» REQUEST
Retype each line exactly. Skip images.

------ COLLECTED DATA ------

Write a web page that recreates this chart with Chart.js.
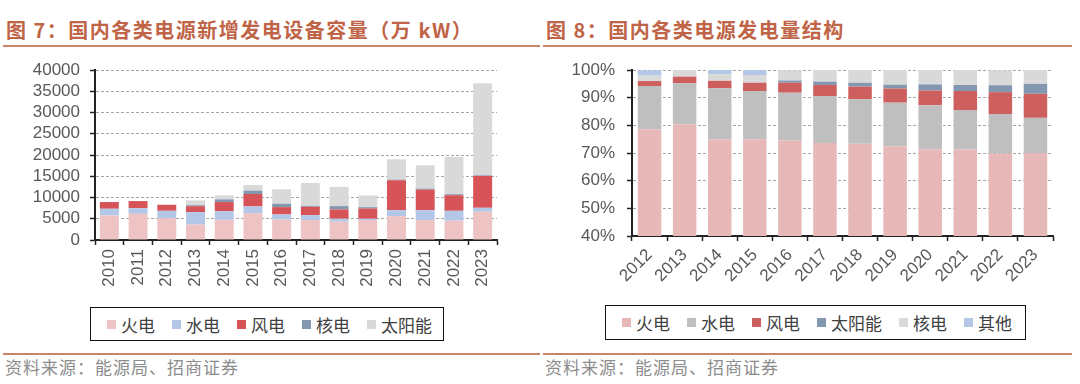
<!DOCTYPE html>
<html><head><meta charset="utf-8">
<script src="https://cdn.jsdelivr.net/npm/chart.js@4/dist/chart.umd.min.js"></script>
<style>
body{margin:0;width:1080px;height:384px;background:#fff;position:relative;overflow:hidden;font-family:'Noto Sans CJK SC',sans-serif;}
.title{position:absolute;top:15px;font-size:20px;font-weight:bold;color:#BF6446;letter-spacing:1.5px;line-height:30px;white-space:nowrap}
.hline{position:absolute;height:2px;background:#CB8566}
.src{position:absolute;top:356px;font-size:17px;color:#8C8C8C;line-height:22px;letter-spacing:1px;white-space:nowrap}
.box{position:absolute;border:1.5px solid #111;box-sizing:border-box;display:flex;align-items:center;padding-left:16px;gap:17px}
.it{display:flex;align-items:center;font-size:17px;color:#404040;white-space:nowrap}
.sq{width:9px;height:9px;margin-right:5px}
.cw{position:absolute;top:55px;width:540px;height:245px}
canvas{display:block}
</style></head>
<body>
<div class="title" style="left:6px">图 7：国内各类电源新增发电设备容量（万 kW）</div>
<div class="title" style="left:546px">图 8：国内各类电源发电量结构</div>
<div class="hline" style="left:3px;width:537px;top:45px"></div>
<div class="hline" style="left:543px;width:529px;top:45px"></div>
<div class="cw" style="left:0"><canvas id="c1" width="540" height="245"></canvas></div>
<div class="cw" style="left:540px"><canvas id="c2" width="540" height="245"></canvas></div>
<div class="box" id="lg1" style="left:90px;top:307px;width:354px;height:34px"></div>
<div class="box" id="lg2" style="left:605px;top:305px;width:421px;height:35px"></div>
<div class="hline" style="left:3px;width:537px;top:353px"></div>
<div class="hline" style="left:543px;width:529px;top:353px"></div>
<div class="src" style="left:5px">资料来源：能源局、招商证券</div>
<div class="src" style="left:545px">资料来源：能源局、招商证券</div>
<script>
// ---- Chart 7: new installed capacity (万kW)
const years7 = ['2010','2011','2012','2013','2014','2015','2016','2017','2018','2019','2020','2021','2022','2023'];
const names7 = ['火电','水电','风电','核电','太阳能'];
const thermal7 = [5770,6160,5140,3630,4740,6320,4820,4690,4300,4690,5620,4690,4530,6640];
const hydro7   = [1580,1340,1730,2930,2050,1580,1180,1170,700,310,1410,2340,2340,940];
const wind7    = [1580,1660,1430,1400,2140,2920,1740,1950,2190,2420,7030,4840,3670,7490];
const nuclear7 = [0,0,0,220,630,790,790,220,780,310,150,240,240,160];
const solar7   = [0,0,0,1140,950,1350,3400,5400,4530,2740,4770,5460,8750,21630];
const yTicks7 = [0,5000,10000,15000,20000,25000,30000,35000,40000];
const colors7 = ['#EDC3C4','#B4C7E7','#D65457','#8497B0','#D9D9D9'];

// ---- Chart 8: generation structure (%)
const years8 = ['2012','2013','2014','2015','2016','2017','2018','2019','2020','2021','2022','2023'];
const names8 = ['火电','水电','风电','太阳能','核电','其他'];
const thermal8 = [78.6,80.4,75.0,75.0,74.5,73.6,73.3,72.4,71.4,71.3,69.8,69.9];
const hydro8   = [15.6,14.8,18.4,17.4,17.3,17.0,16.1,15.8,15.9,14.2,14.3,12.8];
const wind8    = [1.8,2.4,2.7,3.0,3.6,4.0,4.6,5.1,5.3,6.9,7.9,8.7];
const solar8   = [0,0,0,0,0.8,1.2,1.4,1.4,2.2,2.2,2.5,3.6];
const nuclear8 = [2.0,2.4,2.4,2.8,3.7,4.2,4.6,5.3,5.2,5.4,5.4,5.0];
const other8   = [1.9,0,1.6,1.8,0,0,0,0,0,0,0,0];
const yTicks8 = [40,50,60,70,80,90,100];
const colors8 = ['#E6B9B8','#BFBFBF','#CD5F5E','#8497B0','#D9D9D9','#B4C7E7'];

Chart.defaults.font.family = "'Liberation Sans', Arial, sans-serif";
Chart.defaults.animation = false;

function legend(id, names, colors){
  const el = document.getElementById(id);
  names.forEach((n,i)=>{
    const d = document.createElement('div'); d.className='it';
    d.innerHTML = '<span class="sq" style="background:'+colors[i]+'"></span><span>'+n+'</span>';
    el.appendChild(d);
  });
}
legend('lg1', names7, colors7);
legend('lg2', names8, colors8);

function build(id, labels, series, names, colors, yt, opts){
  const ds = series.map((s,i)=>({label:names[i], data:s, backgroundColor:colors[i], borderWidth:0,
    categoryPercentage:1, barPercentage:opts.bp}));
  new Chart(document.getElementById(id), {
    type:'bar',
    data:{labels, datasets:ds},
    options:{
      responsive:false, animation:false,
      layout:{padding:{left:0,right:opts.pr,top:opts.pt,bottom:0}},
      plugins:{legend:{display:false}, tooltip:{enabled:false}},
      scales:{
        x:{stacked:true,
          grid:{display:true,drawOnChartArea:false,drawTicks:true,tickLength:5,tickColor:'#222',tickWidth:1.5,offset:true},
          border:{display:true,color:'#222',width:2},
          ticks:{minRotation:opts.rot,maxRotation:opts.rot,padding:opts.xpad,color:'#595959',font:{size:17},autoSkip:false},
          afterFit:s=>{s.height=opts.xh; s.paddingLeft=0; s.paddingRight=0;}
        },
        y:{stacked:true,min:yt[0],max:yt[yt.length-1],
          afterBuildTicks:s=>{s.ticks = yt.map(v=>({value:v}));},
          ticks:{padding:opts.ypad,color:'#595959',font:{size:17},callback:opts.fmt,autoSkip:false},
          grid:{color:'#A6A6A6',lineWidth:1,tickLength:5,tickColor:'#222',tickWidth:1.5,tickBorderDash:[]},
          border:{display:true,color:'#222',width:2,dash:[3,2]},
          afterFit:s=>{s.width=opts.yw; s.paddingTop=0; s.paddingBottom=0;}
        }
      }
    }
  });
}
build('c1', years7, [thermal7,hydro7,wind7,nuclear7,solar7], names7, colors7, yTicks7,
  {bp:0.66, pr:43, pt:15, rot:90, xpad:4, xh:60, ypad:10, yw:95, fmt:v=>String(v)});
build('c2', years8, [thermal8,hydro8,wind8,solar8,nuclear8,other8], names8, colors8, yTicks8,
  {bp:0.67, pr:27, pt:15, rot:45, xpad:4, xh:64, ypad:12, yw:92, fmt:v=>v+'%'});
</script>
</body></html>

------

» EXERCISE ANSWER
Write a web page that recreates this chart with Chart.js.
<!DOCTYPE html>
<html><head><meta charset="utf-8">
<script src="https://cdn.jsdelivr.net/npm/chart.js@4/dist/chart.umd.min.js"></script>
<style>
body{margin:0;width:1080px;height:384px;background:#fff;position:relative;overflow:hidden;font-family:'Noto Sans CJK SC',sans-serif;}
.title{position:absolute;top:15px;font-size:20px;font-weight:bold;color:#BF6446;letter-spacing:1.5px;line-height:30px;white-space:nowrap}
.hline{position:absolute;height:2px;background:#CB8566}
.src{position:absolute;top:356px;font-size:17px;color:#8C8C8C;line-height:22px;letter-spacing:1px;white-space:nowrap}
.box{position:absolute;border:1.5px solid #111;box-sizing:border-box;display:flex;align-items:center;padding-left:16px;gap:17px}
.it{display:flex;align-items:center;font-size:17px;color:#404040;white-space:nowrap}
.sq{width:9px;height:9px;margin-right:5px}
.cw{position:absolute;top:55px;width:540px;height:245px}
canvas{display:block}
</style></head>
<body>
<div class="title" style="left:6px">图 7：国内各类电源新增发电设备容量（万 kW）</div>
<div class="title" style="left:546px">图 8：国内各类电源发电量结构</div>
<div class="hline" style="left:3px;width:537px;top:45px"></div>
<div class="hline" style="left:543px;width:529px;top:45px"></div>
<div class="cw" style="left:0"><canvas id="c1" width="540" height="245"></canvas></div>
<div class="cw" style="left:540px"><canvas id="c2" width="540" height="245"></canvas></div>
<div class="box" id="lg1" style="left:90px;top:307px;width:354px;height:34px"></div>
<div class="box" id="lg2" style="left:605px;top:305px;width:421px;height:35px"></div>
<div class="hline" style="left:3px;width:537px;top:353px"></div>
<div class="hline" style="left:543px;width:529px;top:353px"></div>
<div class="src" style="left:5px">资料来源：能源局、招商证券</div>
<div class="src" style="left:545px">资料来源：能源局、招商证券</div>
<script>
// ---- Chart 7: new installed capacity (万kW)
const years7 = ['2010','2011','2012','2013','2014','2015','2016','2017','2018','2019','2020','2021','2022','2023'];
const names7 = ['火电','水电','风电','核电','太阳能'];
const thermal7 = [5770,6160,5140,3630,4740,6320,4820,4690,4300,4690,5620,4690,4530,6640];
const hydro7   = [1580,1340,1730,2930,2050,1580,1180,1170,700,310,1410,2340,2340,940];
const wind7    = [1580,1660,1430,1400,2140,2920,1740,1950,2190,2420,7030,4840,3670,7490];
const nuclear7 = [0,0,0,220,630,790,790,220,780,310,150,240,240,160];
const solar7   = [0,0,0,1140,950,1350,3400,5400,4530,2740,4770,5460,8750,21630];
const yTicks7 = [0,5000,10000,15000,20000,25000,30000,35000,40000];
const colors7 = ['#EDC3C4','#B4C7E7','#D65457','#8497B0','#D9D9D9'];

// ---- Chart 8: generation structure (%)
const years8 = ['2012','2013','2014','2015','2016','2017','2018','2019','2020','2021','2022','2023'];
const names8 = ['火电','水电','风电','太阳能','核电','其他'];
const thermal8 = [78.6,80.4,75.0,75.0,74.5,73.6,73.3,72.4,71.4,71.3,69.8,69.9];
const hydro8   = [15.6,14.8,18.4,17.4,17.3,17.0,16.1,15.8,15.9,14.2,14.3,12.8];
const wind8    = [1.8,2.4,2.7,3.0,3.6,4.0,4.6,5.1,5.3,6.9,7.9,8.7];
const solar8   = [0,0,0,0,0.8,1.2,1.4,1.4,2.2,2.2,2.5,3.6];
const nuclear8 = [2.0,2.4,2.4,2.8,3.7,4.2,4.6,5.3,5.2,5.4,5.4,5.0];
const other8   = [1.9,0,1.6,1.8,0,0,0,0,0,0,0,0];
const yTicks8 = [40,50,60,70,80,90,100];
const colors8 = ['#E6B9B8','#BFBFBF','#CD5F5E','#8497B0','#D9D9D9','#B4C7E7'];

Chart.defaults.font.family = "'Liberation Sans', Arial, sans-serif";
Chart.defaults.animation = false;

function legend(id, names, colors){
  const el = document.getElementById(id);
  names.forEach((n,i)=>{
    const d = document.createElement('div'); d.className='it';
    d.innerHTML = '<span class="sq" style="background:'+colors[i]+'"></span><span>'+n+'</span>';
    el.appendChild(d);
  });
}
legend('lg1', names7, colors7);
legend('lg2', names8, colors8);

function build(id, labels, series, names, colors, yt, opts){
  const ds = series.map((s,i)=>({label:names[i], data:s, backgroundColor:colors[i], borderWidth:0,
    categoryPercentage:1, barPercentage:opts.bp}));
  new Chart(document.getElementById(id), {
    type:'bar',
    data:{labels, datasets:ds},
    options:{
      responsive:false, animation:false,
      layout:{padding:{left:0,right:opts.pr,top:opts.pt,bottom:0}},
      plugins:{legend:{display:false}, tooltip:{enabled:false}},
      scales:{
        x:{stacked:true,
          grid:{display:true,drawOnChartArea:false,drawTicks:true,tickLength:5,tickColor:'#222',tickWidth:1.5,offset:true},
          border:{display:true,color:'#222',width:2},
          ticks:{minRotation:opts.rot,maxRotation:opts.rot,padding:opts.xpad,color:'#595959',font:{size:17},autoSkip:false},
          afterFit:s=>{s.height=opts.xh; s.paddingLeft=0; s.paddingRight=0;}
        },
        y:{stacked:true,min:yt[0],max:yt[yt.length-1],
          afterBuildTicks:s=>{s.ticks = yt.map(v=>({value:v}));},
          ticks:{padding:opts.ypad,color:'#595959',font:{size:17},callback:opts.fmt,autoSkip:false},
          grid:{color:'#A6A6A6',lineWidth:1,tickLength:5,tickColor:'#222',tickWidth:1.5,tickBorderDash:[]},
          border:{display:true,color:'#222',width:2,dash:[3,2]},
          afterFit:s=>{s.width=opts.yw; s.paddingTop=0; s.paddingBottom=0;}
        }
      }
    }
  });
}
build('c1', years7, [thermal7,hydro7,wind7,nuclear7,solar7], names7, colors7, yTicks7,
  {bp:0.66, pr:43, pt:15, rot:90, xpad:4, xh:60, ypad:10, yw:95, fmt:v=>String(v)});
build('c2', years8, [thermal8,hydro8,wind8,solar8,nuclear8,other8], names8, colors8, yTicks8,
  {bp:0.67, pr:27, pt:15, rot:45, xpad:4, xh:64, ypad:12, yw:92, fmt:v=>v+'%'});
</script>
</body></html>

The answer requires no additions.